Wednesday, July 16, 2014

When It Hit…

I was determined. Dan was going to drive into Houston the next day, I'd slept all morning, successfully snoozing away the remains of a headache that had begun the night before, and I was primed to take the wheel and drive us from West Plains, Missouri, all the way back home if I had to be pried out of the car at the end of the trip…which I did, with the help of many music CDs I whipped in and out of my car's player while navigating highway 63's hairpin curves through the Ozarks and cruising down I-55's mostly newly paved lanes.

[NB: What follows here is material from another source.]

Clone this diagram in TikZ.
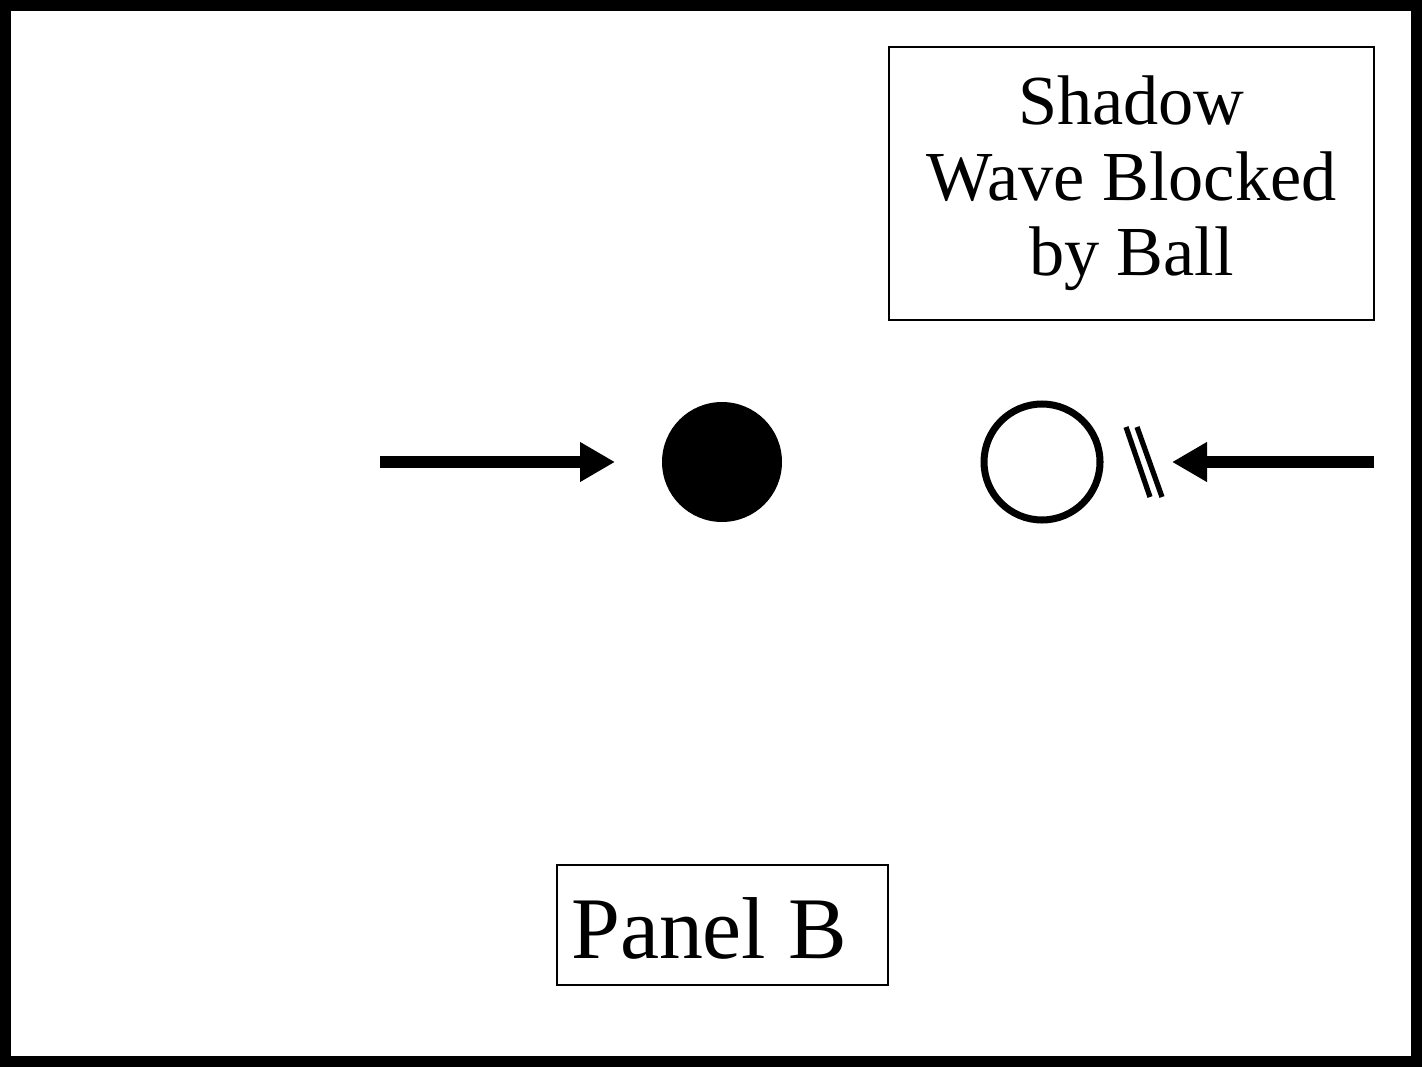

We've road tripped a lot, Dan and I, and I tend to treat the car as though it's a stereo on wheels. Occasionally, Dan will ask me about a particular band or musician whose album I play, and when he does, it's usually followed by a brief criticism. On this trip to and from his band concert in Iowa, The White Stripes' Icky Thump was "pretentious," we both recoiled at the dull lifelessness of Lucinda Williams' West, and Ray LaMontagne's Supernova got some queries about what exactly the man was singing. "Now he sounds like he's singing 'drive-in movies.'"

"That's exactly what he's singing."

"Oh, well then."

As I drove over the Mississippi border into Louisiana, I fumbled with the CD carrier in the dark, placing the Daptone Gold album back in and pulling out what I thought was Liz Phair. Instead of "Chopsticks" on Whip-Smart, however, I got "Door-Poppin'," the first song off John Boutté's Good Neighbor.

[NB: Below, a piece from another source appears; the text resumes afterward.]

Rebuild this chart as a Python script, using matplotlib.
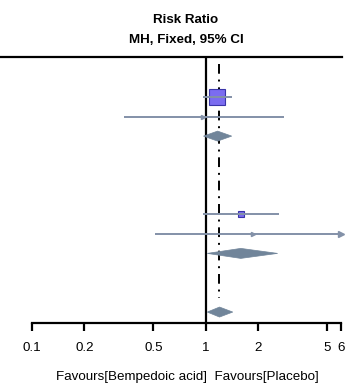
import matplotlib
matplotlib.use('Agg')
import matplotlib.pyplot as plt
from matplotlib.lines import Line2D
from matplotlib.patches import Polygon
import numpy as np

plt.rcParams['font.family'] = ['Liberation Sans', 'DejaVu Sans']

# study rows: (row index, estimate, lower, upper, marker size px)
study_rows = [0, 1, 6, 7]
study_rr = [1.16, 0.97, 1.59, 1.86]
study_lo = [0.97, 0.337, 0.96, 0.51]
study_hi = [1.41, 2.81, 2.63, 6.0]
study_size = [16, 2, 6, 2]
study_arrow = [False, False, False, True]

# pooled diamonds
pool_rows = [2, 8, 11]
pool_rr = [1.17, 1.59, 1.20]
pool_lo = [0.97, 1.02, 1.02]
pool_hi = [1.41, 2.59, 1.43]

overall_rr = 1.19
xticks = [0.1, 0.2, 0.5, 1, 2, 5, 6]
xticklabels = ['0.1', '0.2', '0.5', '1', '2', '5', '6']

W, H = 352, 386
fig = plt.figure(figsize=(W / 100, H / 100), dpi=100)
ax_l, ax_r = 32 / W, 341 / W
ax_top, ax_bot = 57, 323
ax = fig.add_axes([ax_l, 1 - ax_bot / H, ax_r - ax_l, (ax_bot - ax_top) / H])

row0, step = 97, 19.55
ax.set_xscale('log')
ax.set_xlim(0.1, 6)
ax.set_ylim((ax_bot - row0) / step, (ax_top - row0) / step)

LINE_C = '#8391a8'
DIAM_C = '#71859a'
FS = 9.6

ax.axvline(1, color='black', lw=1.6, zorder=1)
ax.plot([overall_rr, overall_rr], [-1.7, 10.3], color='black', lw=1.4,
        linestyle=(0, (5, 3, 1, 3)), zorder=1)


def px_to_rows(px):
    return px / step


for r, est, lo, hi, sz, arr in zip(study_rows, study_rr, study_lo, study_hi,
                                   study_size, study_arrow):
    if sz > 4:
        half = px_to_rows(sz) / 2
        # square width in log units, same pixel size as height
        dec = sz / 173 / 2
        x0, x1 = est / 10 ** dec, est * 10 ** dec
        ax.add_patch(plt.Rectangle((x0, r - half), x1 - x0, 2 * half,
                                   facecolor='#7b6cf0', edgecolor='#3a35a8',
                                   lw=0.8, zorder=3))
    else:
        ax.plot(est, r, marker='>', color=LINE_C, ms=3, zorder=4)
    ax.plot([lo, min(hi, 6)], [r, r], color=LINE_C, lw=1.4, zorder=4,
            solid_capstyle='butt')
    if arr:
        ax.plot(6, r, marker='>', color=LINE_C, ms=5, zorder=4, clip_on=False)

for r, est, lo, hi in zip(pool_rows, pool_rr, pool_lo, pool_hi):
    hh = px_to_rows(10) / 2
    ax.add_patch(Polygon([[lo, r], [est, r - hh], [hi, r], [est, r + hh]],
                         closed=True, facecolor=DIAM_C, edgecolor=DIAM_C,
                         lw=0.5, zorder=3))

for s in ['left', 'right', 'top']:
    ax.spines[s].set_visible(False)
ax.spines['bottom'].set_linewidth(1.6)
ax.set_yticks([])
ax.set_xticks(xticks)
ax.set_xticklabels(xticklabels, fontsize=FS)
ax.xaxis.set_minor_locator(matplotlib.ticker.NullLocator())
ax.tick_params(axis='x', direction='out', length=6, width=1.6, pad=8)

# top rule across the figure
fig.add_artist(Line2D([0, 342 / W], [1 - ax_top / H, 1 - ax_top / H],
                      color='black', lw=1.6))

fig.text(186 / W, 1 - 20 / H, 'Risk Ratio', ha='center', va='center',
         fontsize=FS, fontweight='bold')
fig.text(186 / W, 1 - 40 / H, 'MH, Fixed, 95% CI', ha='center', va='center',
         fontsize=FS, fontweight='bold')
fig.text(187 / W, 1 - 377 / H, 'Favours[Bempedoic acid]  Favours[Placebo]',
         ha='center', va='center', fontsize=FS)

plt.savefig('out.png', dpi=100)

Hey, it's Louisiana already, what the hell, I thought, settling in with songs I realized I hadn't listened to in possibly a year or two. At one time, Good Neighbor had been a constant listen for me, but it sat in the carrier for quite a while before unfolding for me on the road over Manchac Pass.

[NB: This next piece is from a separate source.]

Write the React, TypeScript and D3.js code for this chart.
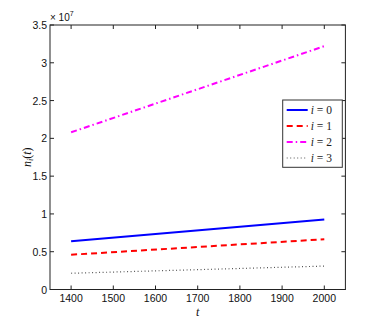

I took in song after song, the ones made famous by HBO's Treme, the plaintive strength of Boutté's take on "Southern Man," the heartbreak of "Showing Up For The Party" that makes "Don't Get Around Much Anymore" sound cheery in comparison, Boutté singing about his sisters, his experiences as a barber and a soldier…but we were over the Bonnet Carré Spillway when these particular lyrics from his sweet, soulful version of Iris DeMent's "My Life" hit me:

But I gave joy to my mother.
And I made my lover smile.
And I can give comfort to my friends when they're hurting.
And I can make it seem better for a while.

We're moving away once we get back to New Orleans. It's really happening.

The thought nearly floored me.

Eight years on this go-round in a place I loved and how had I spent my time? Did I do all I could do, all I wanted to do, all that I should have done? Would we ever return for more than occasional visits? The strains of Boutté's duet with Paul Sanchez answered back, a laid-back, swinging "Accentuate The Positive" that closed out the album and what had become an emotional experience for me. Never had passing through Metairie made me so farklempt. There was no more music that could be played after that.

The homestretch of packing begins tomorrow. My final drive out of New Orleans is in two weeks. I'm thinking of going to take in John Boutté at d.b.a. on his regular night if he's there…

…but I'll give Good Neighbor a rest. Save it for a time when I'm not driving.